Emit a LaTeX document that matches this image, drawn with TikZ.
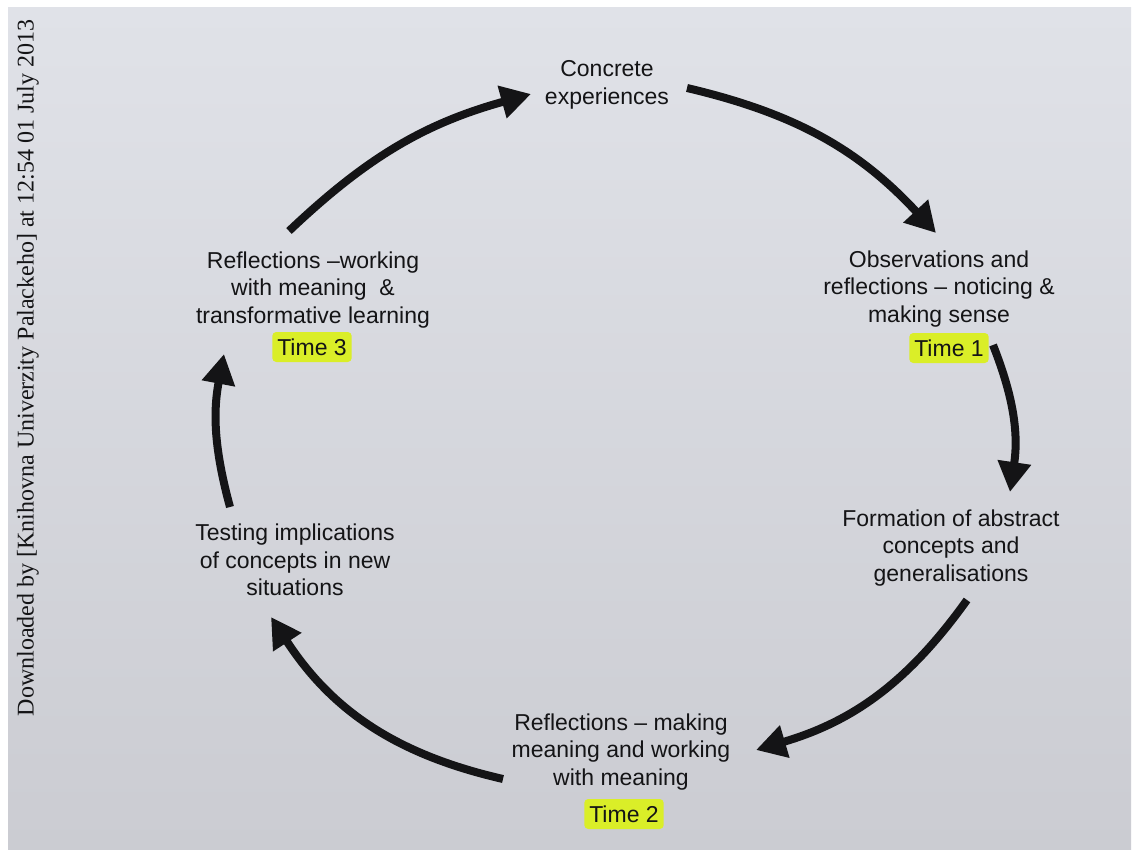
\documentclass[tikz,border=0pt]{standalone}
\usepackage{fontspec}
\setmainfont{Liberation Sans}
\newfontfamily\serifside{Liberation Serif}
\usetikzlibrary{arrows.meta}
\definecolor{ink}{RGB}{20,20,22}
\definecolor{hilite}{RGB}{218,238,40}
\definecolor{pagetop}{RGB}{224,226,232}
\definecolor{pagebot}{RGB}{203,204,210}
\tikzset{
  lbl/.style={align=center, text=ink, font=\fontsize{23}{27.5}\selectfont, inner sep=0pt},
  timelbl/.style={text=ink, fill=hilite, rounded corners=4pt, font=\fontsize{23}{27.5}\selectfont, inner xsep=5pt, inner ysep=3pt, minimum height=30pt},
  cyc/.style={line width=8pt, draw=ink, -{Triangle[length=30pt,width=32pt]}},
}
\begin{document}
\begin{tikzpicture}[x=1pt,y=-1pt]
\useasboundingbox (0,0) rectangle (1136,856);
\fill[white] (0,0) rectangle (1136,856);
\shade[top color=pagetop, bottom color=pagebot] (8,8) rectangle (1131,849);

% side text
\node[rotate=90, text=ink, font=\serifside\fontsize{24}{26}\selectfont, inner sep=0pt] (side) at (28,368) {Downloaded by [Knihovna Univerzity Palackeho] at 12:54 01 July 2013};

% labels
\node[lbl] (ce) at (607,85) {Concrete\\experiences};
\node[lbl] (ob) at (939,289) {Observations and\\reflections -- noticing \&\\making sense};
\node[timelbl] (t1) at (949,348) {Time 1};
\node[lbl] (fa) at (951,548) {Formation of abstract\\concepts and\\generalisations};
\node[lbl] (rm) at (621,752) {Reflections -- making\\meaning and working\\with meaning};
\node[timelbl] (t2) at (624,814) {Time 2};
\node[lbl] (ti) at (295,560) {Testing implications\\of concepts in new\\situations};
\node[lbl] (rw) at (313,290) {Reflections --working\\with meaning\ \ \&\\transformative learning};
\node[timelbl] (t3) at (312,347) {Time 3};

% arrow end points
\coordinate (a1s) at (289,231);
\coordinate (a1e) at (531,94);
\coordinate (a2s) at (687,88);
\coordinate (a2e) at (936,233);
\coordinate (a3s) at (993,345);
\coordinate (a3e) at (1010,492);
\coordinate (a4s) at (967,600);
\coordinate (a4e) at (756,750);
\coordinate (a5s) at (503,779);
\coordinate (a5e) at (271,617);
\coordinate (a6s) at (230,507);
\coordinate (a6e) at (224,354);

\draw[cyc] (a1s) to[bend left=14] (a1e);
\draw[cyc] (a2s) to[bend left=17] (a2e);
\draw[cyc] (a3s) to[bend left=15] (a3e);
\draw[cyc] (a4s) to[bend left=19] (a4e);
\draw[cyc] (a5s) to[bend left=22] (a5e);
\draw[cyc] (a6s) to[bend left=13] (a6e);
\end{tikzpicture}
\end{document}
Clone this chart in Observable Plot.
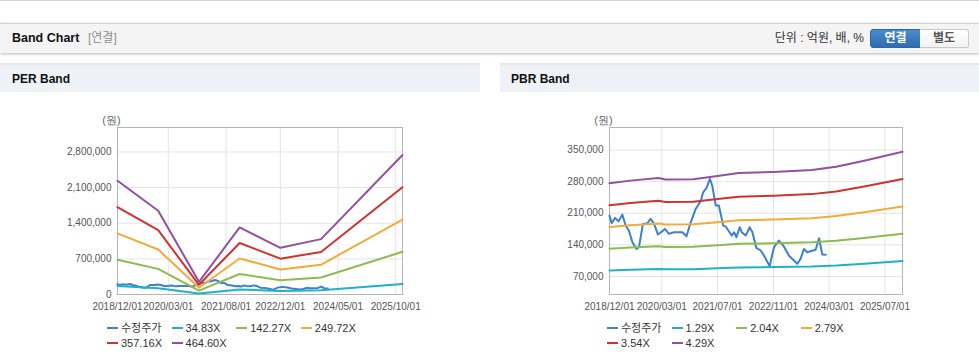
* * * * * * * * *
Aim of the task - Copy every entry word for word, but omit the pictures.

Solution to the exercise -
Emit a LaTeX document that matches this image, drawn with TikZ.
\documentclass[tikz,border=0pt]{standalone}
\usepackage{fontspec}
\setmainfont{Liberation Sans}
\newfontfamily\serifside{Liberation Serif}
\usetikzlibrary{arrows.meta}
\definecolor{ink}{RGB}{20,20,22}
\definecolor{hilite}{RGB}{218,238,40}
\definecolor{pagetop}{RGB}{224,226,232}
\definecolor{pagebot}{RGB}{203,204,210}
\tikzset{
  lbl/.style={align=center, text=ink, font=\fontsize{23}{27.5}\selectfont, inner sep=0pt},
  timelbl/.style={text=ink, fill=hilite, rounded corners=4pt, font=\fontsize{23}{27.5}\selectfont, inner xsep=5pt, inner ysep=3pt, minimum height=30pt},
  cyc/.style={line width=8pt, draw=ink, -{Triangle[length=30pt,width=32pt]}},
}
\begin{document}
\begin{tikzpicture}[x=1pt,y=-1pt]
\useasboundingbox (0,0) rectangle (1136,856);
\fill[white] (0,0) rectangle (1136,856);
\shade[top color=pagetop, bottom color=pagebot] (8,8) rectangle (1131,849);

% side text
\node[rotate=90, text=ink, font=\serifside\fontsize{24}{26}\selectfont, inner sep=0pt] (side) at (28,368) {Downloaded by [Knihovna Univerzity Palackeho] at 12:54 01 July 2013};

% labels
\node[lbl] (ce) at (607,85) {Concrete\\experiences};
\node[lbl] (ob) at (939,289) {Observations and\\reflections -- noticing \&\\making sense};
\node[timelbl] (t1) at (949,348) {Time 1};
\node[lbl] (fa) at (951,548) {Formation of abstract\\concepts and\\generalisations};
\node[lbl] (rm) at (621,752) {Reflections -- making\\meaning and working\\with meaning};
\node[timelbl] (t2) at (624,814) {Time 2};
\node[lbl] (ti) at (295,560) {Testing implications\\of concepts in new\\situations};
\node[lbl] (rw) at (313,290) {Reflections --working\\with meaning\ \ \&\\transformative learning};
\node[timelbl] (t3) at (312,347) {Time 3};

% arrow end points
\coordinate (a1s) at (289,231);
\coordinate (a1e) at (531,94);
\coordinate (a2s) at (687,88);
\coordinate (a2e) at (936,233);
\coordinate (a3s) at (993,345);
\coordinate (a3e) at (1010,492);
\coordinate (a4s) at (967,600);
\coordinate (a4e) at (756,750);
\coordinate (a5s) at (503,779);
\coordinate (a5e) at (271,617);
\coordinate (a6s) at (230,507);
\coordinate (a6e) at (224,354);

\draw[cyc] (a1s) to[bend left=14] (a1e);
\draw[cyc] (a2s) to[bend left=17] (a2e);
\draw[cyc] (a3s) to[bend left=15] (a3e);
\draw[cyc] (a4s) to[bend left=19] (a4e);
\draw[cyc] (a5s) to[bend left=22] (a5e);
\draw[cyc] (a6s) to[bend left=13] (a6e);
\end{tikzpicture}
\end{document}
Clone this chart in Observable Plot.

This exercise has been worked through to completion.